Observations on the 2015 SEER Data
- July 1, 2016
- Under Articles
- Expertise: Product Liability & Mass Tort
The latest annual federal data on mesothelioma diagnoses in the United States became available on April 15, 2015. The data reports on mesothelioma diagnoses during 2012, as determined from “cancer registries” from a sampling of some hospitals in the United States.
The data arises from the Surveillance, Epidemiology, and End Results (“SEER”) Program of the National Cancer Institute. The report is more technically described as the 1973-2012 SEER Research Incidence data (November 2014 submission). SEER collects data on cancer cases from various locations and sources throughout the United States. Data collection began in 1973 with a limited amount of registries and continues to expand to include even more areas and demographics today.
The data in 2012 reflect modest changes from 2011, but appear to support the trends previously identified in the data.
The SEER 9 database (the database with registry information collected since 1973) shows that the overall rate of mesothelioma diagnoses has been falling since the early 1990s. The rate trend differs, however, by sex. While the rate of male mesothelioma diagnoses has been falling since the early 1990s, the rate of female mesothelioma diagnoses appears to remain constant. See the figure below to review the trends.
The rates above are used to extrapolate from the sample to an estimate of the population of mesothelioma diagnoses. The SEER incidence data are represented below in the following chart:
Overall, the data indicate the estimated number of mesothelioma diagnoses is down from 3,229 in 2011 to 3,174 in 2012. Estimated male mesothelioma diagnoses is down from 2,488 in 2011 to 2,404 in 2012. Estimated female mesothelioma diagnoses increased from 741 in 2011 to 769 in 2012. The data does not distinguish between pleural and peritoneal mesothelioma diagnoses. The declining trend in rates noted above for overall and male diagnoses can be translated into potential declining incidence. However, the relatively constant rate of female mesothelioma diagnoses (combined with increasing population, longevity, etc.) appear to show increasing female incidence of mesothelioma diagnoses.

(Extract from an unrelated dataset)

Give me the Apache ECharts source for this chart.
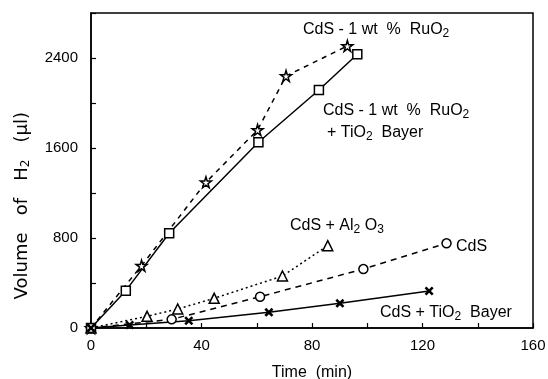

Over time, the scope of the SEER registries has expanded. Data from registries that expand SEER 9 were included in SEER 13 (SEER 9 plus Los Angeles and San Jose-Monterey, Rural Georgia, and the Alaska Native Tumor Registry), starting in 1992. In addition, there was further expansion starting in 2000 through SEER 18 (SEER 13 plus Greater California, Kentucky, Louisiana, New Jersey, and Greater Georgia). Greater California includes Central California, Sacramento, Tri-County, Desert Sierra, Northern California, San Diego/Imperial, and Orange County. Greater Georgia is represented by the entire state excluding: Clayton, Cobb, DeKalb, Fulton, Glascock, Greene, Gwinnett, Hancock, Jasper, Jefferson, Morgan, Putnam, Taliaferro, Warren and Washington Counties.
The SEER 9, SEER 13, and SEER 18 data show that the extrapolated estimates of the population of mesothelioma diagnoses does not wildly differ. The SEER incidence data are represented below in the following chart:
The figure shows that extrapolated estimates of the population of mesothelioma diagnoses from SEER 18 are generally greater than those from SEER 9. Conversely, estimates of the population of mesothelioma diagnoses from SEER 13 are generally less than those from SEER 9. Differences in the estimates can be attributed to the coastal representation of the registries (Stallard, Manton, & Cohen, 2004). Nevertheless, the patterns in the series (for years in common) appear similar. Given the shorter duration of the SEER 13 and SEER 18 data, the smoothed trend fit to the SEER 9 extrapolated estimates may not necessarily translate. Ignoring data prior to 1992 may suggest that mesothelioma diagnoses may be thought of as more or less “flat.”